In contrast, we were told that some of another organization's
employees may have first learned about the potential outsourcing from
its outsourcing vendor.  This created a great deal of resentment and
ill-feelings and was a major barrier to the outsourcing arrangement,
particularly because none of the outsourced employees were to be
retained by the outsourcing vendor. 

Another risk posed by outsourcing is the loss of important corporate
knowledge.  One organization that outsourced accounting activities
required the vendor to hire key employees--those who had
decision-making responsibilities related to the outsourced area. 
However, the outsourcing vendor found, while training its new staff,
that it needed the unique accounting process knowledge held by
lower-level staff.  The outsourcing vendor then hired the former
lower-level employees to train its new employees and discovered that
many of these lower-level jobs required a much longer time to learn
than planned. 


      EFFECTIVE CONTROLS AND
      PERFORMANCE-BASED CONTRACTS
      ESSENTIAL TO SUCCESSFUL
      OUTSOURCING
---------------------------------------------------------- Letter :6.6

We identified two key factors that, once organizations decided to
outsource, were associated with an increased likelihood of the
outsourcing arrangements' ultimate success.  These key factors are
(1) maintaining sufficient expertise and controls to effectively
oversee outsourced operations and (2) establishing a well-defined,
results-based contract with the outsourcing vendor.  An organization
needs to address these critical factors not only to help ensure that
it is meeting its cost reduction and/or process improvement goals,
but also to avoid an increased risk of unexpected cost increases,
poor quality services, or even fraud.  In addition, effective
oversight controls are critical to ensuring that outsourcing vendors
effectively discharge their fiduciary responsibilities for the funds
and other resources entrusted to them. 


         EFFECTIVE OVERSIGHT OF
         OUTSOURCING VENDOR IS
         ESSENTIAL
-------------------------------------------------------- Letter :6.6.1

Ensuring that an organization maintains sufficient expertise and has
an effective set of controls in place to oversee the vendor's
operations were identified as essential to successful outsourcing. 
In recent testimony, we stressed the need for effective contract
monitoring and oversight to evaluate contractor compliance and
performance in outsourcing arrangements, but found that such
monitoring was not always done effectively.\14

The PA Consulting Group's report on its 1996 survey also raised
concerns about the adequacy of contract oversight.  The study found
that contract monitoring was very important in ensuring that
organizations reach their outsourcing goals and that service quality
and customer satisfaction were the areas most commonly monitored by
organizations.  However, the study also found that the level of skill
and sophistication necessary for effectively monitoring outsourcing
arrangements may exceed the capability of many organizations. 

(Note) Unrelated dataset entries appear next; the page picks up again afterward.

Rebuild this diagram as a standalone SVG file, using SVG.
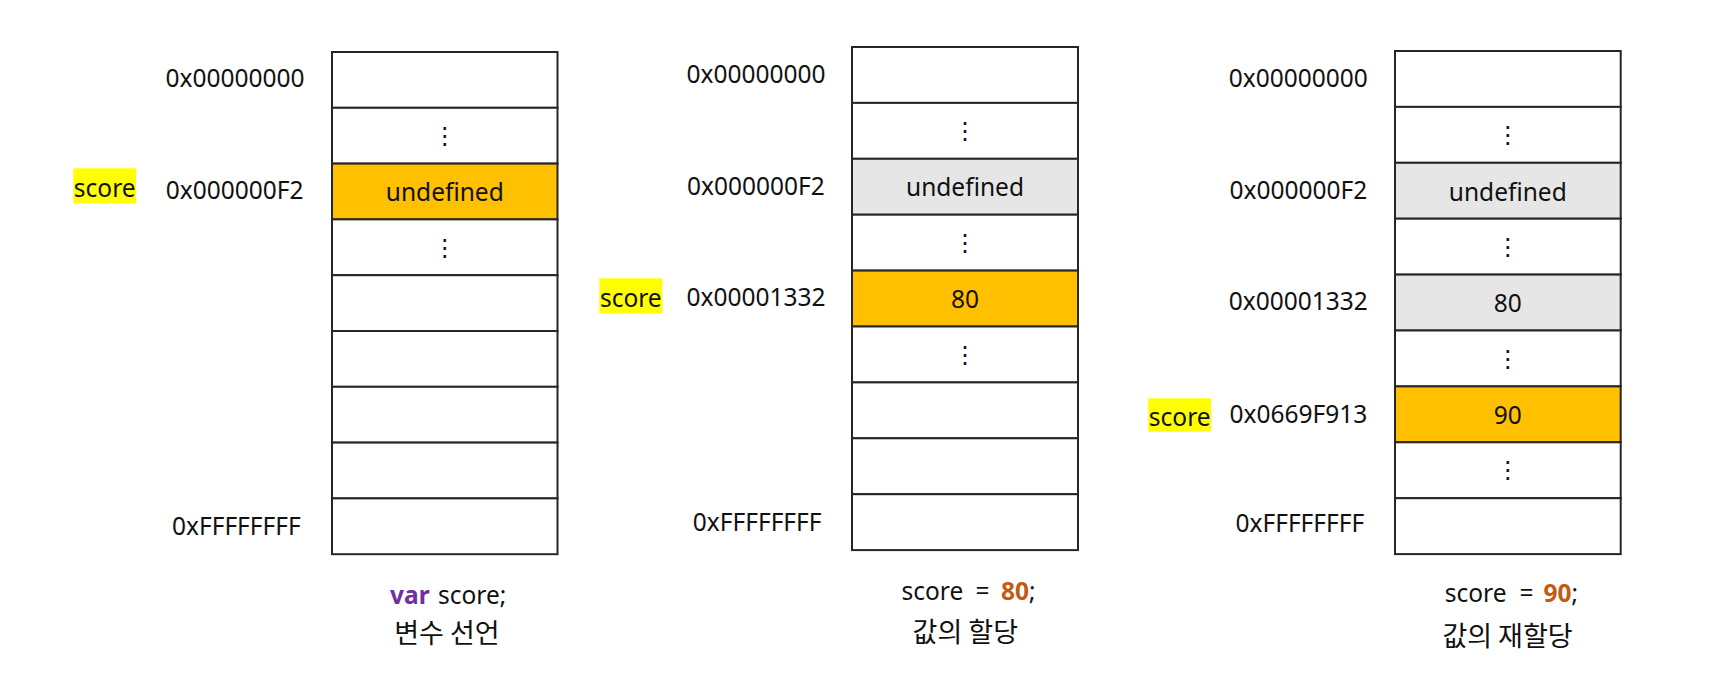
<svg xmlns="http://www.w3.org/2000/svg" width="1730" height="694" viewBox="0 0 1730 694">
<style>
text{font-family:"Noto Sans","Noto Sans CJK KR",sans-serif;font-size:24.5px;fill:#111}
.cell{fill:#fff;stroke:#262626;stroke-width:2}
.hot{fill:#FFC000;stroke:#262626;stroke-width:2}
.old{fill:#E7E6E6;stroke:#262626;stroke-width:2}
.hl{fill:#FFFF00}
.mid{text-anchor:middle}
.dots{font-family:"DejaVu Sans",sans-serif;font-size:24px;text-anchor:middle}
.ko{font-family:"Noto Sans CJK KR",sans-serif;font-size:27px;text-anchor:middle}
.kw{fill:#7030A0;font-weight:bold}
.num{fill:#C55A11;font-weight:bold}
</style>
<rect width="1730" height="694" fill="#fff"/>

<g id="panel1">
  <rect class="cell" x="332" y="52" width="225.5" height="55.8"/>
  <rect class="cell" x="332" y="107.8" width="225.5" height="55.8"/>
  <rect class="hot" x="332" y="163.6" width="225.5" height="55.8"/>
  <rect class="cell" x="332" y="219.4" width="225.5" height="55.8"/>
  <rect class="cell" x="332" y="275.2" width="225.5" height="55.8"/>
  <rect class="cell" x="332" y="331" width="225.5" height="55.8"/>
  <rect class="cell" x="332" y="386.8" width="225.5" height="55.8"/>
  <rect class="cell" x="332" y="442.6" width="225.5" height="55.8"/>
  <rect class="cell" x="332" y="498.4" width="225.5" height="55.8"/>
  <text class="dots" x="444.8" y="144">⋮</text>
  <text class="mid" x="444.8" y="201">undefined</text>
  <text class="dots" x="444.8" y="255.5">⋮</text>
  <text x="165.5" y="86.7">0x00000000</text>
  <text x="165.8" y="199.3">0x000000F2</text>
  <text x="172" y="535">0xFFFFFFFF</text>
  <rect class="hl" x="73.3" y="168.3" width="62.7" height="35"/>
  <text class="mid" x="104.7" y="196.7">score</text>
  <text x="390" y="604"><tspan class="kw">var</tspan><tspan x="438">score;</tspan></text>
  <text class="ko" x="447" y="643">변수 선언</text>
</g>

<g id="panel2">
  <rect class="cell" x="852" y="47" width="226" height="55.9"/>
  <rect class="cell" x="852" y="102.9" width="226" height="55.9"/>
  <rect class="old" x="852" y="158.8" width="226" height="55.9"/>
  <rect class="cell" x="852" y="214.7" width="226" height="55.9"/>
  <rect class="hot" x="852" y="270.6" width="226" height="55.9"/>
  <rect class="cell" x="852" y="326.5" width="226" height="55.9"/>
  <rect class="cell" x="852" y="382.4" width="226" height="55.9"/>
  <rect class="cell" x="852" y="438.3" width="226" height="55.9"/>
  <rect class="cell" x="852" y="494.2" width="226" height="55.9"/>
  <text class="dots" x="965" y="139">⋮</text>
  <text class="mid" x="965" y="196">undefined</text>
  <text class="dots" x="965" y="250.7">⋮</text>
  <text class="mid" x="965" y="307.7">80</text>
  <text class="dots" x="965" y="362.5">⋮</text>
  <text x="686.5" y="83.3">0x00000000</text>
  <text x="687" y="195">0x000000F2</text>
  <text x="686.5" y="306">0x00001332</text>
  <text x="692.8" y="531">0xFFFFFFFF</text>
  <rect class="hl" x="599.3" y="278.3" width="63" height="35"/>
  <text class="mid" x="630.8" y="306.7">score</text>
  <text x="901.5" y="599.5">score<tspan x="975.5">=</tspan><tspan class="num" x="1001">80</tspan>;</text>
  <text class="ko" x="965.3" y="642">값의 할당</text>
</g>

<g id="panel3">
  <rect class="cell" x="1395" y="51" width="225.7" height="55.9"/>
  <rect class="cell" x="1395" y="106.9" width="225.7" height="55.9"/>
  <rect class="old" x="1395" y="162.8" width="225.7" height="55.9"/>
  <rect class="cell" x="1395" y="218.7" width="225.7" height="55.9"/>
  <rect class="old" x="1395" y="274.6" width="225.7" height="55.9"/>
  <rect class="cell" x="1395" y="330.5" width="225.7" height="55.9"/>
  <rect class="hot" x="1395" y="386.4" width="225.7" height="55.9"/>
  <rect class="cell" x="1395" y="442.3" width="225.7" height="55.9"/>
  <rect class="cell" x="1395" y="498.2" width="225.7" height="55.9"/>
  <text class="dots" x="1507.8" y="143">⋮</text>
  <text class="mid" x="1507.8" y="200.5">undefined</text>
  <text class="dots" x="1507.8" y="254.7">⋮</text>
  <text class="mid" x="1507.8" y="311.7">80</text>
  <text class="dots" x="1507.8" y="366.5">⋮</text>
  <text class="mid" x="1507.8" y="424">90</text>
  <text class="dots" x="1507.8" y="478.3">⋮</text>
  <text x="1228.8" y="87.3">0x00000000</text>
  <text x="1229.5" y="199.3">0x000000F2</text>
  <text x="1228.8" y="310">0x00001332</text>
  <text x="1229.5" y="422.7">0x0669F913</text>
  <text x="1235.5" y="532.3">0xFFFFFFFF</text>
  <rect class="hl" x="1148.3" y="398.3" width="62.7" height="33.4"/>
  <text class="mid" x="1179.7" y="426">score</text>
  <text x="1444.8" y="602.3">score<tspan x="1519.5">=</tspan><tspan class="num" x="1543.5">90</tspan>;</text>
  <text class="ko" x="1507.5" y="646">값의 재할당</text>
</g>
</svg>
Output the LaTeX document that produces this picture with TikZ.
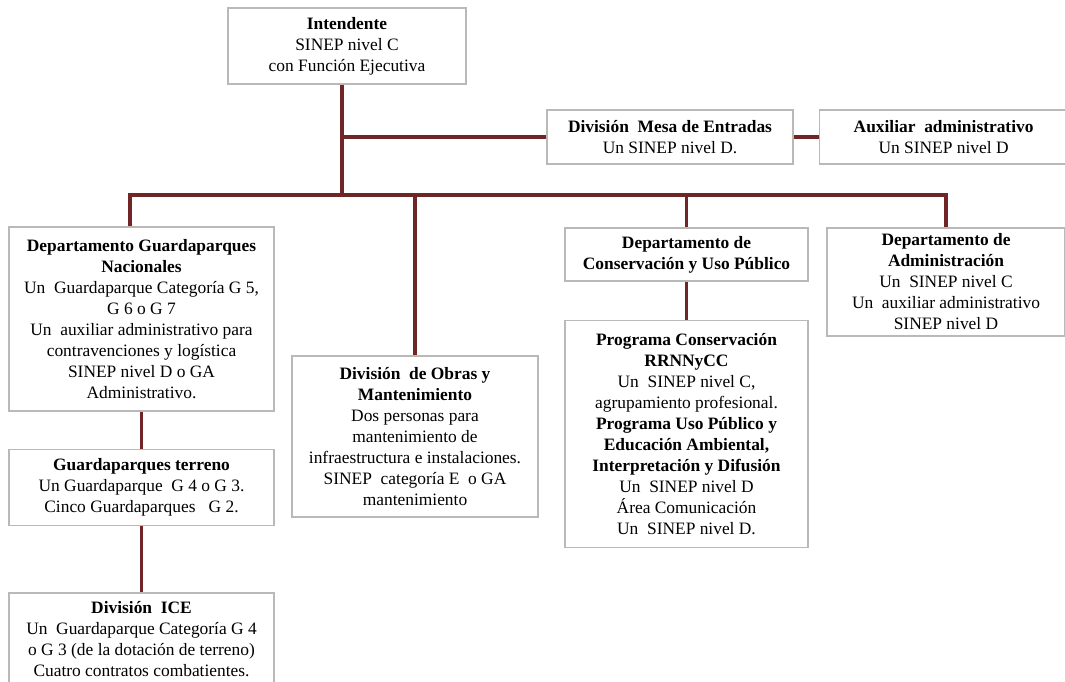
\documentclass[tikz,border=0pt]{standalone}
\usepackage{fontspec}
\setmainfont{Liberation Serif}
\usetikzlibrary{positioning}
\definecolor{linkred}{RGB}{112,38,38}
\definecolor{boxgray}{RGB}{185,185,185}
\tikzset{x=1pt, y=-1pt, node distance=25pt,
  box/.style={draw=boxgray, line width=1.6pt, fill=white, align=center, inner sep=0pt,
    font=\fontsize{17.4}{21}\selectfont},
  link/.style={draw=linkred, line width=3.6pt, line join=miter}}

\begin{document}
\begin{tikzpicture}
            \useasboundingbox (0,0) rectangle (1065,681);
            \clip (0,0) rectangle (1065,681);

            \coordinate (trunk) at (342,195);
            \coordinate (busL) at (130,195);

            \node[box, minimum width=238pt, minimum height=76pt] (intendente) at (347,46)
                {\textbf{Intendente}\\SINEP nivel C\\con Función Ejecutiva};
            \node[box, minimum width=246pt, minimum height=54pt] (mesa) at (670,137)
                {\textbf{División\ \ Mesa de Entradas}\\Un SINEP nivel D.};
            \node[box, minimum width=248pt, minimum height=54pt, right=25pt of mesa] (aux)
                {\textbf{Auxiliar\ \ administrativo}\\Un SINEP nivel D};

            \node[box, minimum width=265pt, minimum height=184pt] (guard) at (141.5,319)
                {\textbf{Departamento Guardaparques}\\\textbf{Nacionales}\\Un\ \ Guardaparque Categoría G 5,\\G 6 o G 7\\Un\ \ auxiliar administrativo para\\contravenciones y logística\\SINEP nivel D o GA\\Administrativo.};
            \node[box, minimum width=265pt, minimum height=76pt, below=37pt of guard] (terreno)
                {\textbf{Guardaparques terreno}\\Un Guardaparque\ \ G 4 o G 3.\\Cinco Guardaparques\ \ \ G 2.};
            \node[box, minimum width=265pt, minimum height=92pt, below=66pt of terreno] (ice)
                {\textbf{División\ \ ICE}\\Un\ \ Guardaparque Categoría G 4\\o G 3 (de la dotación de terreno)\\Cuatro contratos combatientes.};

            \node[box, minimum width=246pt, minimum height=161pt] (obras) at (415,436.5)
                {\textbf{División\ \ de Obras y}\\\textbf{Mantenimiento}\\Dos personas para\\mantenimiento de\\infraestructura e instalaciones.\\SINEP\ \ categoría E\ \ o GA\\mantenimiento};

            \node[box, minimum width=243pt, minimum height=53pt] (cons) at (686.5,254.5)
                {\textbf{Departamento de}\\\textbf{Conservación y Uso Público}};
            \node[box, minimum width=243pt, minimum height=227pt, below=38pt of cons] (prog)
                {\textbf{Programa Conservación}\\\textbf{RRNNyCC}\\Un\ \ SINEP nivel C,\\agrupamiento profesional.\\\textbf{Programa Uso Público y}\\\textbf{Educación Ambiental,}\\\textbf{Interpretación y Difusión}\\Un\ \ SINEP nivel D\\Área Comunicación\\Un\ \ SINEP nivel D.};

            \node[box, minimum width=238pt, minimum height=108pt] (admin) at (946,282)
                {\textbf{Departamento de}\\\textbf{Administración}\\Un\ \ SINEP nivel C\\Un\ \ auxiliar administrativo\\SINEP nivel D};

            % connectors
            \draw[link] (intendente.south -| trunk) -- (trunk);
            \draw[link] (trunk |- mesa.west) -- (mesa.west);
            \draw[link] (mesa.east) -- (aux.west);
            \draw[link] (busL |- guard.north) -- (busL) -| (admin.north);
            \draw[link] (obras.north) -- (obras.north |- busL);
            \draw[link] (cons.north) -- (cons.north |- busL);
            \draw[link] (guard.south) -- (terreno.north);
            \draw[link] (terreno.south) -- (ice.north);
            \draw[link] (cons.south) -- (prog.north);
        \end{tikzpicture}
\end{document}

One organization's experience illustrates the importance of
maintaining sufficient in-house expertise to maintain effective
oversight controls over an outsourcing vendor's performance.  The
human resources department had outsourced the pension payment process
believing that they could "wipe their hands clean of it." However,
the organization has subsequently had to consider bringing the
process back in house, in part because it has become increasingly
concerned about whether it can retain sufficient expertise in-house
to effectively oversee the outsourcing vendor to ensure that the
organization's retirees are properly paid. 

Among common contract monitoring techniques organizations have used
to maintain control over the outsourcing vendor's operations were
retaining the right to audit the vendor's operations and periodic
reports of cost and service performance and meetings to discuss
performance.  For example, one organization stipulated in all of its
agreements with vendors that its internal audit department must be
able to audit the vendor's records, procedures, policies, and
controls related to the outsourced function.  Another organization
that outsourced a number of accounting processes received monthly
performance reports that tracked vendor performance against
contractual expectations.  In addition, the organization had ongoing
meetings with the vendor to discuss performance concerns and any
potential process improvement changes and conducted periodic
evaluations to determine if outsourcing goals were met and to
establish future expectations. 


--------------------
\14 Privatization and Competition:  Comments on S.  314, the Freedom
From Government Competition Act (GAO/T-GGD-97-134, June 18, 1997). 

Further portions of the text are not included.